PD: Darei um exemplo da CNN na época em que eu estava morando nos Estados Unidos; é muito interessante, porque mostra a sensacionalismo e ao mesmo tempo esse critério de ter tudo imediato, ou seja de mostrar imediatamente o que está acontecendo. Quando houve o ataque terrorista no Bataclan em Paris em 2015, mandaram o [Anderson] Cooper para a rua em Paris, e tudo já tinha acabado. E ele passou a noite inteira na frente da rua sem ter nada acontecendo, dizendo que estava cobrindo caso acontecesse de novo. É uma situação completamente absurda que gera a expectativa de que alguma coisa vai acontecer, e a pessoa acaba continuando assistindo a televisão porque pode acontecer alguma coisa. Essa é uma técnica, assim como quando se usa um escândalo para gerar outras polêmicas, e a cada polêmica você cria essa sensação de que algo novo vai acontecer. Quanto mais comercial a mídia fica, mais sensacionalista ela vai ser. Isso aumentou depois do que se chama de “mudança do sistema midiático" nos anos 90

LJR: Por que você remete isso aos anos 1990?

PD: Ocorreu naquela época uma mudança tecnológica e jurídica. Na esfera tecnológica, os meios de comunicação passam a ser utilizados desconectados com o que se chamava “aldeia global”, que era todo mundo na frente da televisão ao mesmo tempo. Surge um público nômade em termos de tempo e espaço (isso parece agora jurássico, falar de videocassetes ou revistas especializadas). E, ao mesmo tempo, há naquela época uma cartelização das empresas midiáticas, que surgiu a partir de novas leis aprovadas em vários países dominando globalmente a forma midiática. Com essas leis, um holding pode ser proprietário de vários meios de comunicação diferentes. E o que acontece? Um conteúdo circula em todos os meios de comunicação sob várias formas diferentes para gerar anúncio.

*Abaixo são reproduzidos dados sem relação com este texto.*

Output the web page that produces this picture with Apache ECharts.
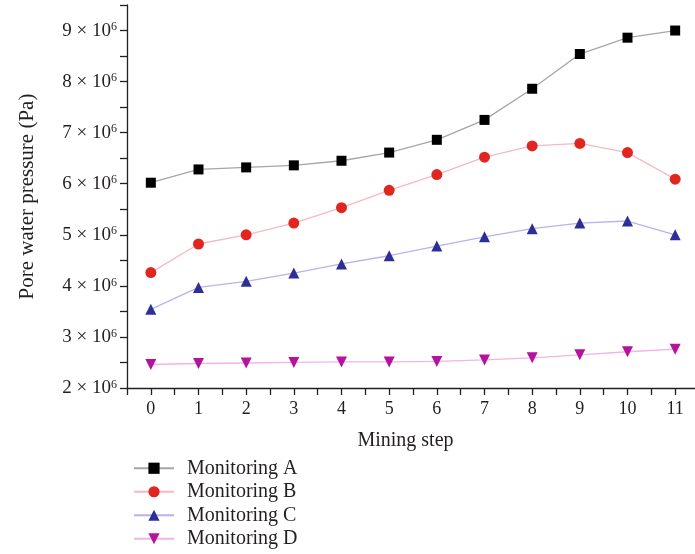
<!DOCTYPE html>
<html>
<head>
<meta charset="UTF-8">
<script src="https://cdn.jsdelivr.net/npm/echarts@6/dist/echarts.min.js"></script>
</head>
<body style="margin:0;background:#fff;">
<div id="main" style="width:695px;height:554px;"></div>
<script>
    /* 数据 */
    var steps = [0, 1, 2, 3, 4, 5, 6, 7, 8, 9, 10, 11];
    var monA = [6020000, 6280000, 6320000, 6360000, 6450000, 6610000, 6860000, 7250000, 7860000, 8540000, 8860000, 9000000];
    var monB = [4260000, 4820000, 5000000, 5230000, 5530000, 5870000, 6180000, 6520000, 6740000, 6790000, 6610000, 6090000];
    var monC = [3540000, 3970000, 4090000, 4250000, 4430000, 4590000, 4780000, 4960000, 5120000, 5230000, 5270000, 5000000];
    var monD = [2460000, 2480000, 2490000, 2500000, 2510000, 2510000, 2520000, 2550000, 2590000, 2650000, 2710000, 2760000];
    var names = ['Monitoring A', 'Monitoring B', 'Monitoring C', 'Monitoring D'];

    var font = 'Liberation Serif';
    var axisColor = '#231f20';

    function pairs(vals) {
        return steps.map(function (s, i) { return [s, vals[i]]; });
    }

    var chart = echarts.init(document.getElementById('main'));
    var option = {
        backgroundColor: '#fff',
        animation: false,
        grid: {left: 127, right: -4, top: 5, bottom: 166, outerBoundsMode: 'none', containLabel: false},
        legend: {
            orient: 'vertical',
            left: 133,
            top: 458,
            padding: 0,
            height: 100,
            itemWidth: 40,
            itemHeight: 14,
            itemGap: 3,
            data: names,
            textStyle: {fontFamily: font, fontSize: 20, color: '#231f20', lineHeight: 20.5, padding: [0, 0, 0, 8]}
        },
        xAxis: {
            type: 'value',
            min: -0.5,
            max: 11.5,
            interval: 0.5,
            name: 'Mining step',
            nameLocation: 'middle',
            nameGap: 43,
            nameTextStyle: {fontFamily: font, fontSize: 20, color: '#231f20', padding: [0, 15, 0, 0]},
            axisLine: {onZero: false, lineStyle: {color: axisColor, width: 1.3}},
            axisTick: {length: 7, lineStyle: {color: axisColor, width: 1.3}},
            axisLabel: {
                margin: 12,
                fontFamily: font, fontSize: 18, color: '#231f20',
                formatter: function (v) { return (v % 1 === 0 && v >= 0 && v <= 11) ? String(v) : ''; }
            },
            splitLine: {show: false}
        },
        yAxis: {
            type: 'value',
            min: 2000000,
            max: 9500000,
            interval: 500000,
            name: 'Pore water pressure (Pa)',
            nameLocation: 'middle',
            nameGap: 89,
            nameTextStyle: {fontFamily: font, fontSize: 21, color: '#231f20'},
            axisLine: {show: true, onZero: false, lineStyle: {color: axisColor, width: 1.3}},
            axisTick: {show: true, length: 7, lineStyle: {color: axisColor, width: 1.3}},
            axisLabel: {
                margin: 10,
                formatter: function (v) {
                    if (v % 1000000 !== 0) return '';
                    return '{m|' + (v / 1000000) + ' × 10}{e|6}';
                },
                rich: {
                    m: {fontFamily: font, fontSize: 19, color: '#231f20'},
                    e: {fontFamily: font, fontSize: 12, color: '#231f20', verticalAlign: 'top'}
                }
            },
            splitLine: {show: false}
        },
        series: [{
            name: names[0],
            type: 'line',
            data: pairs(monA),
            symbol: 'rect',
            symbolSize: 10,
            lineStyle: {color: '#a6a6a6', width: 1.3},
            itemStyle: {color: '#000000'}
        }, {
            name: names[1],
            type: 'line',
            data: pairs(monB),
            symbol: 'circle',
            symbolSize: 11,
            lineStyle: {color: '#f7b8c4', width: 1.3},
            itemStyle: {color: '#e0261f'}
        }, {
            name: names[2],
            type: 'line',
            data: pairs(monC),
            symbol: 'triangle',
            symbolSize: 11,
            lineStyle: {color: '#b9b2ee', width: 1.3},
            itemStyle: {color: '#2e2f96'}
        }, {
            name: names[3],
            type: 'line',
            data: pairs(monD),
            symbol: 'triangle',
            symbolRotate: 180,
            symbolSize: 11,
            lineStyle: {color: '#f4b3e3', width: 1.3},
            itemStyle: {color: '#b5129e'}
        }]
    };
    chart.setOption(option);

    window.addEventListener("resize", function () {
        chart.resize();
    });
</script>
</body>
</html>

Além disso, há uma uma formação de gêneros mais híbridos. A diferença entre informação e entretenimento fica cada vez mais fluida. Com isso, a informação acaba virando uma fonte de entretenimento, e o sensacionalismo é uma dessas fontes. 

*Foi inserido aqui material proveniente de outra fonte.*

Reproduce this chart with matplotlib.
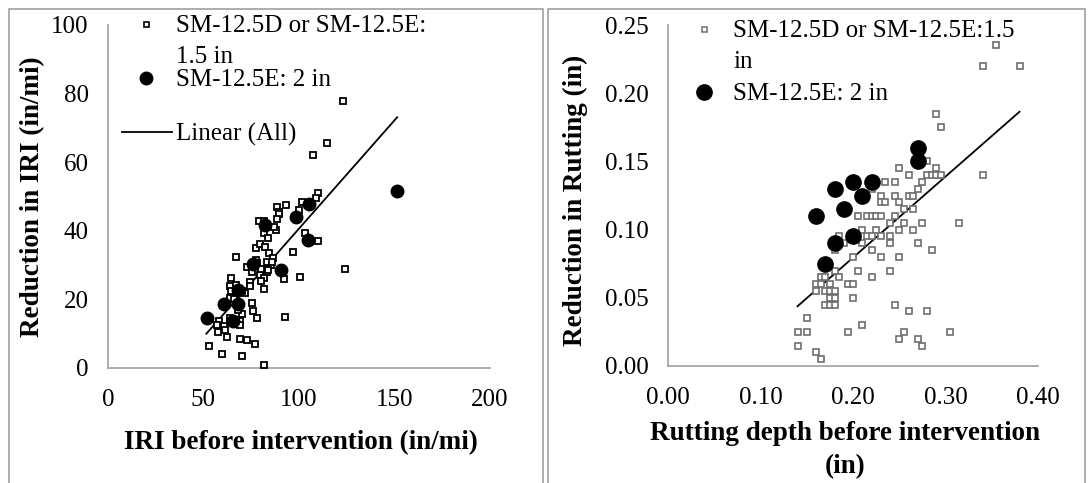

LJR: O que muda com as redes e as grandes plataformas de tecnologia?

PD: Há uma outra dinâmica, one-to-one. Ou seja, há uma situação na qual há uma competição indireta entre as informações nas redes sociais que não são checadas e o jornalismo.

E o jornalismo sempre perde, porque ele é mais devagar, ele precisa checar as informações. Enquanto, se eu mandar um texto que eu mesmo gerei, ele não tem que ser checado. Eu não tenho nenhum compromisso, posso dizer o que quiser, porque não entra como jornalismo, mas como a minha opinião de cidadã. Com isso, cada vez mais as pessoas não estão se informando através do jornalismo, e sim através das redes sociais, que não necessariamente checam as informações. Isso leva os jornalistas a ficarem cada vez mais rápidos, e a checarem cada vez menos suas informações. Eles têm menos informações para formular uma notícia; não tendo tantas informações para a notícia, compensam fazendo apelos mais emocionais, e isso acaba aumentando o sensacionalismo.

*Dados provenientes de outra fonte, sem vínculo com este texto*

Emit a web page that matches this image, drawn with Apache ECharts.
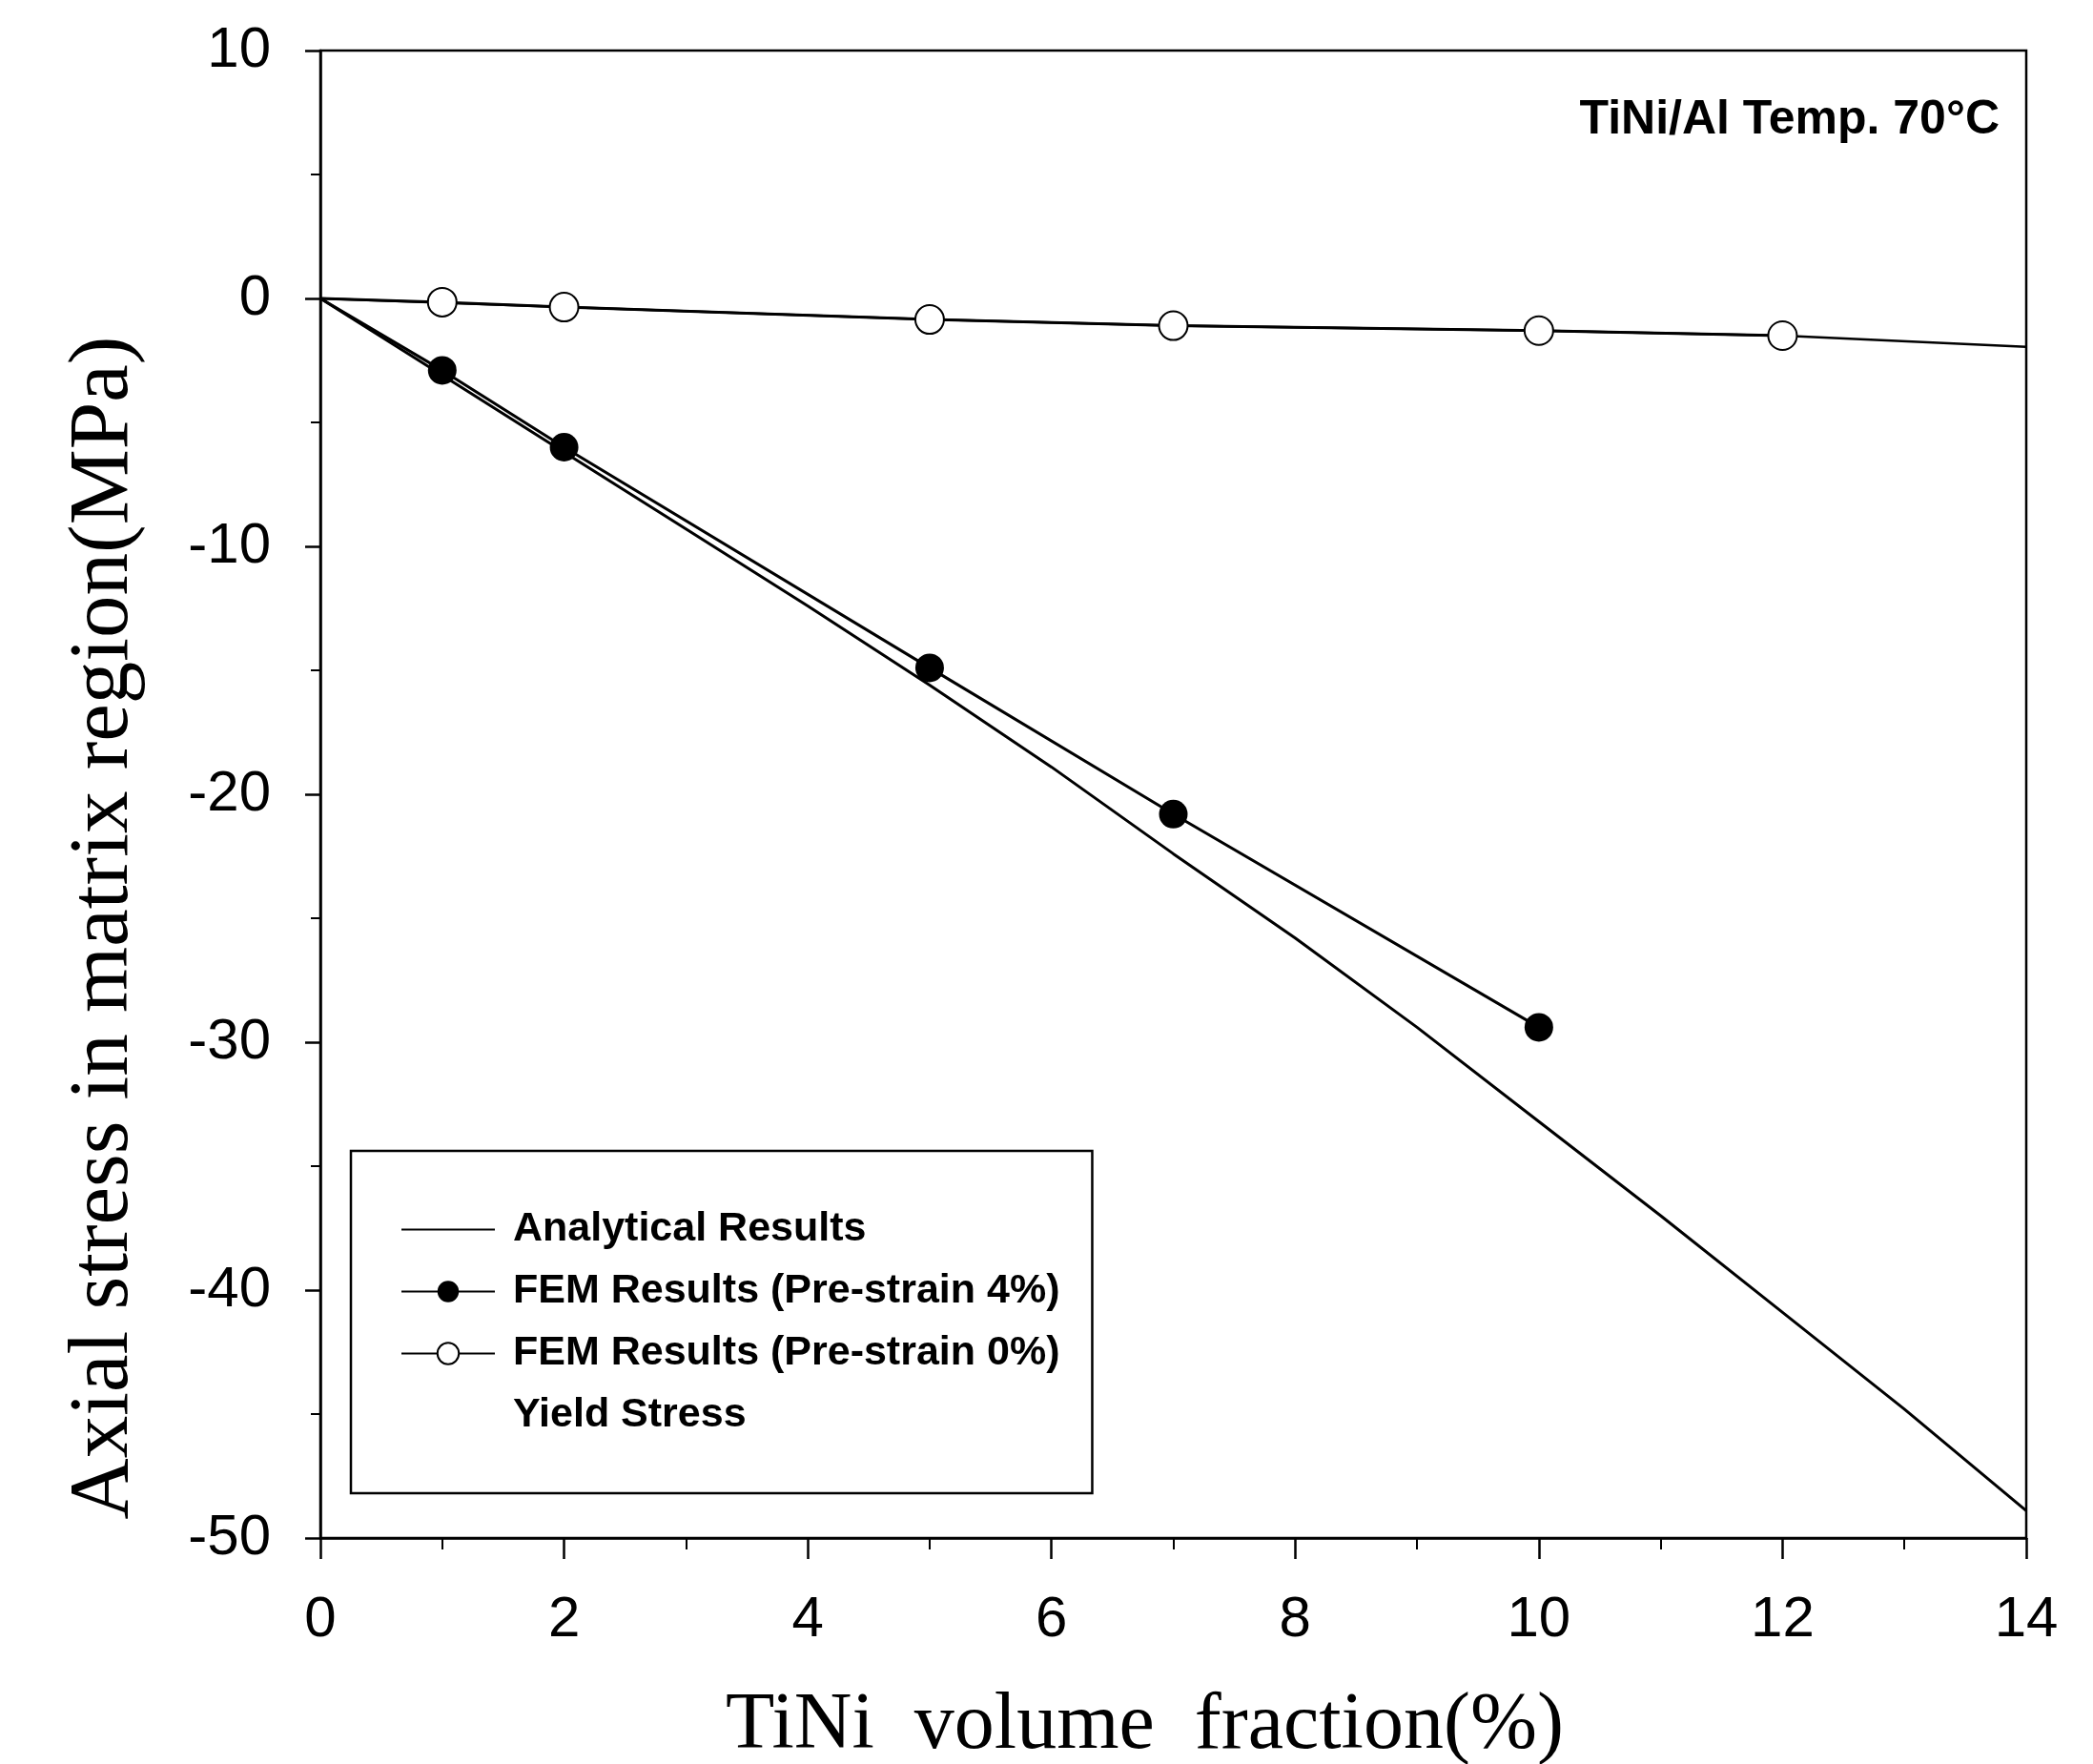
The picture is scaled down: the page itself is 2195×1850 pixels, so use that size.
<!DOCTYPE html>
<html>
<head>
<meta charset="utf-8">
<script src="https://cdn.jsdelivr.net/npm/echarts@6/dist/echarts.min.js"></script>
<style>
  html, body { margin: 0; padding: 0; background: #fff; }
  #chart { width: 2195px; height: 1850px; }
</style>
</head>
<body>
<div id="chart"></div>
<script>
// TiNi volume fraction (%) and axial stress in the Al matrix (MPa)
const analyticalX = [0, 1, 2, 3, 4, 5, 6, 7, 8, 9, 10, 11, 12, 13, 14];
const analyticalY = [0, -3.1, -6.2, -9.3, -12.4, -15.6, -18.9, -22.4, -25.8, -29.4, -33.2, -37.0, -40.9, -44.8, -48.9];

const fem4X = [0, 1, 2, 5, 7, 10];
const fem4Y = [0, -2.9, -6.0, -14.9, -20.8, -29.4];

const fem0X = [0, 1, 2, 5, 7, 10, 12];
const fem0Y = [0, -0.15, -0.35, -0.85, -1.1, -1.3, -1.5];

const trend0X = [0, 2, 5, 7, 10, 12, 14];
const trend0Y = [0, -0.35, -0.85, -1.1, -1.3, -1.5, -1.95];

const xTicks = { min: 0, max: 14, interval: 2 };
const yTicks = { min: -50, max: 10, interval: 10 };

const seriesNames = [
  'Analytical Results',
  'FEM Results (Pre-strain 4%)',
  'FEM Results (Pre-strain 0%)',
  'Yield Stress'
];

function pairs(xs, ys, hideFirstSymbol) {
  return xs.map((x, i) => {
    const item = { value: [x, ys[i]] };
    if (hideFirstSymbol && i === 0) item.symbol = 'none';
    return item;
  });
}

const sansFont = '"Liberation Sans", Arial, sans-serif';
const serifFont = '"Liberation Serif", "Times New Roman", serif';

const chart = echarts.init(document.getElementById('chart'), null, { renderer: 'canvas' });

chart.setOption({
  animation: false,
  backgroundColor: '#fff',
  grid: {
    left: 336, right: 70, top: 53, bottom: 237,
    outerBoundsMode: 'none',
    containLabel: false,
    show: true, borderColor: '#000', borderWidth: 2.5, backgroundColor: 'transparent'
  },
  title: {
    text: 'TiNi/Al Temp. 70°C',
    right: 93, top: 96,
    textStyle: { fontFamily: sansFont, fontSize: 50, fontWeight: 'bold', color: '#000' }
  },
  legend: {
    orient: 'vertical',
    left: 368, top: 1207,
    padding: [61, 34, 60, 52],
    itemGap: 22,
    itemWidth: 98, itemHeight: 28,
    borderColor: '#000', borderWidth: 2.5,
    data: [
      // line-only key for the analytical curve
      { name: seriesNames[0], itemStyle: { opacity: 0 } },
      { name: seriesNames[1] },
      { name: seriesNames[2] },
      { name: seriesNames[3] }
    ],
    selectedMode: false,
    textStyle: { fontFamily: sansFont, fontSize: 43, fontWeight: 'bold', color: '#000', lineHeight: 42, padding: [0, 0, 0, 14] }
  },
  xAxis: {
    type: 'value',
    min: xTicks.min, max: xTicks.max, interval: xTicks.interval,
    name: 'TiNi  volume  fraction(%)',
    nameLocation: 'middle',
    nameGap: 156,
    nameTextStyle: { fontFamily: serifFont, fontSize: 84, color: '#000', padding: [0, 60, 0, 0] },
    axisLine: { onZero: false, lineStyle: { color: '#000', width: 2.5 } },
    axisTick: { show: true, inside: false, length: 22, lineStyle: { color: '#000', width: 2.5 } },
    minorTick: { show: true, splitNumber: 2, length: 12, lineStyle: { color: '#000', width: 2 } },
    axisLabel: { margin: 56, fontFamily: sansFont, fontSize: 60, color: '#000' },
    splitLine: { show: false }
  },
  yAxis: {
    type: 'value',
    min: yTicks.min, max: yTicks.max, interval: yTicks.interval,
    name: 'Axial stress in matrix region(MPa)',
    nameLocation: 'middle',
    nameGap: 182,
    nameRotate: 90,
    nameTextStyle: { fontFamily: serifFont, fontSize: 89, color: '#000', padding: [0, 280, 0, 0] },
    axisLine: { onZero: false, lineStyle: { color: '#000', width: 2.5 } },
    axisTick: { show: true, inside: false, length: 16, lineStyle: { color: '#000', width: 2.5 } },
    minorTick: { show: true, splitNumber: 2, length: 10, lineStyle: { color: '#000', width: 2 } },
    axisLabel: { margin: 52, fontFamily: sansFont, fontSize: 60, color: '#000' },
    splitLine: { show: false }
  },
  series: [
    {
      name: seriesNames[0],
      type: 'line',
      data: pairs(analyticalX, analyticalY, false),
      symbol: 'none',
      lineStyle: { color: '#000', width: 3 },
      itemStyle: { color: '#000' },
      z: 2
    },
    {
      name: seriesNames[1],
      type: 'line',
      data: pairs(fem4X, fem4Y, true),
      symbol: 'circle',
      symbolSize: 30,
      lineStyle: { color: '#000', width: 3 },
      itemStyle: { color: '#000' },
      z: 3
    },
    {
      name: seriesNames[2],
      type: 'line',
      data: pairs(fem0X, fem0Y, true),
      symbol: 'emptyCircle',
      symbolSize: 30,
      lineStyle: { color: '#000', width: 3 },
      itemStyle: { color: '#000', borderWidth: 3 },
      z: 4
    },
    {
      name: seriesNames[3],
      type: 'line',
      data: [],
      symbol: 'none',
      lineStyle: { opacity: 0 },
      itemStyle: { opacity: 0 }
    },
    {
      name: 'Analytical (Pre-strain 0%)',
      type: 'line',
      data: pairs(trend0X, trend0Y, false),
      symbol: 'none',
      lineStyle: { color: '#000', width: 2.5 },
      z: 2
    }
  ]
});
</script>
</body>
</html>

LJR: A senhora saiu do Brasil para a Alemanha ainda nos anos 1990. Você acompanha o que acontece na América Latina?

PD: Penso que um caso muito interessante é o de Javier Milei na Argentina. Ele tem uma forma de comunicação muito ligada ao entretenimento, falas coisas absurdas, como o cachorro que morreu e reencarnou no seu clone. Ele tem uma parte meio carnavalesca muito importante, que não foi muito explorada pela investigação. Essa parte também é presente em Trump e Bolsonaro. Todos sabem utilizar a mídia, manipulando as regras de entretenimento. Milei é interessante e perigosíssimo.